熊本のビジネス・インキュベーション
 私がIM(インキュベーション・マネージャー)になってから、早や5年目を迎えている。

 平成12年に県中小企業支援センターが新設され、PM(プロジェクト・マネージャー)として、「創業・経営革新の支援」に携わるようになった。種々の企業支援を行っていく中で、徐々に増える傾向にあった起業相談助言に関して、PMである私が「創業支援の経験不足」を感じるようになり、何らかの形で勉強する場を探すようになったことがIM活動への始まりである。
 JANBO自主事業(合計4期実施)の3期生としてIM養成研修を受講し、その後、翌年より経済産業省の事業に格上げされて、年間20名から120名の大量養成研修に切り替わり、それ以降に講師やインストラクターとして、養成研修に協力させていただいている。

 このような縁の中で、熊本初のビジネスインキュベータである「夢挑戦プラザ21」が平成14年10月に旧免許センター跡地に設置されたが、当時の県商工観光労働部の小山統括新議員や三浦参事と一緒になって、JANBOからの支援も受けながら、企画段階から携わりながら作り上げていった次第である。
将来のありたい姿も描いた上でスタートを切ることができ、潮谷知事を迎えての開所式で、大きな感銘を受けた。
残念なことは、3年後に当施設のその後の処置が決定されるということで、3年間の限定事業となり、仮インキュベータ的な側面を持った形でのスタートとなった。その後更に2年間の延長が決定され、現在に至っているところである。
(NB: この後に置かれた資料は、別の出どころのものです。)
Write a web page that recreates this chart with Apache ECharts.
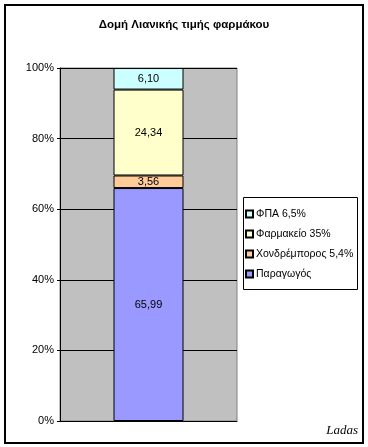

 平成15年4月には、熊本大学インキュベーション施設が設置された。企画検討が始まる段階で、関係者へのビジネス・インキュベーションに関する説明や、JANBOの星野氏に普及啓蒙に来ていただいたり、熊本大学・瀬戸産学官連携コーディネータにIM養成研修受講を薦めて受講終了したりして、側面サポートさせていただいた。当初から私はインキュベーション施設の外部運営委員として、入居者選定・審査や運営に参画もさせていただいている。
ただ文部科学省事業ということもあり、インキュベータ的な色彩よりも研究室的な色彩が強い傾向になっている面も感じられる。
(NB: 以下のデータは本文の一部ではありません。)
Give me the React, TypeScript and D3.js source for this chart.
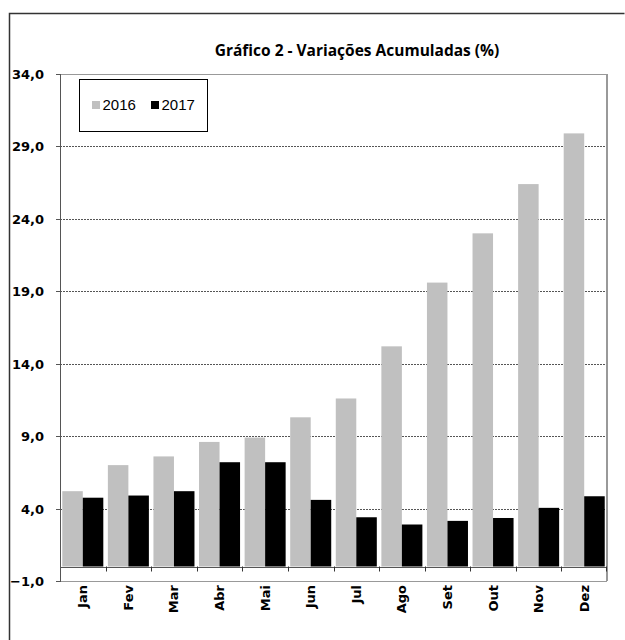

 今年に入ってから、インキュベータに関する新たな動きが3つでてきた。
先ず、中小企業基盤整備機構を中心に熊本県、熊本市が協力する形で、南熊本駅付近に大学連携型バイオインキュベータが建設中である。ここの責任者である木村氏はIM養成研修修了者で、私がインストラクターとしてサポートし現在もいろいろなやり取りも行っているところである。来年2月末稼動開始を目指して進行中である。私のほうでも入居企業の発掘や、バイオ施設に詳しい方の紹介を行ったり、側面支援を行っているところである。
 次に荒尾市に県の助成を受けて、3室くらいの規模でのインキュベータの設置が行われつつある。荒尾市では平成13年に産炭地の新産業振興策に関する検討委員会が開催され、私も委員として参画したが、このときにビジネスインキュベータの設置を提案したことがある。JANBOの星野氏にも啓蒙普及に来ていただき、民間人である牛嶋氏を商工会議所で雇用し、平成15年度のIM養成研修にも参加してもらった経緯がある。先日も議会採決前ではあったが、荒尾市を訪問し具体運用等に関する提案を行ってきたところである。
 更に熊本市においては、熊本市地域活性化プロジェクトの起業・経営革新支援施策チーム(私がチームリーダーに就任)の提言に基づき、昨年10月に産業文化会館の4階に創業・経営革新を支援する場として「中小企業経営サポートプラザ」が開設された。そして今年度に提言を踏まえてのプレインキュベータ的な意味合いの「チャレンジフロア」が検討されているところである。
熊本における全てのビジネス・インキュベータの設置に関して、私が何らかの形で絡ませていただきながら、実現したり実現に向かったりしているわけであるが、ビジネス支援図書館の推進や中高生の自立化教育と合わせて、「社会インフラとしてのビジネス・インキュベーション・システムづくり」に全面的に参画できていることを嬉しく思っている次第である。

リージョンIM活動の模索から、近いうちに具現化に向かうことを目指していきたい。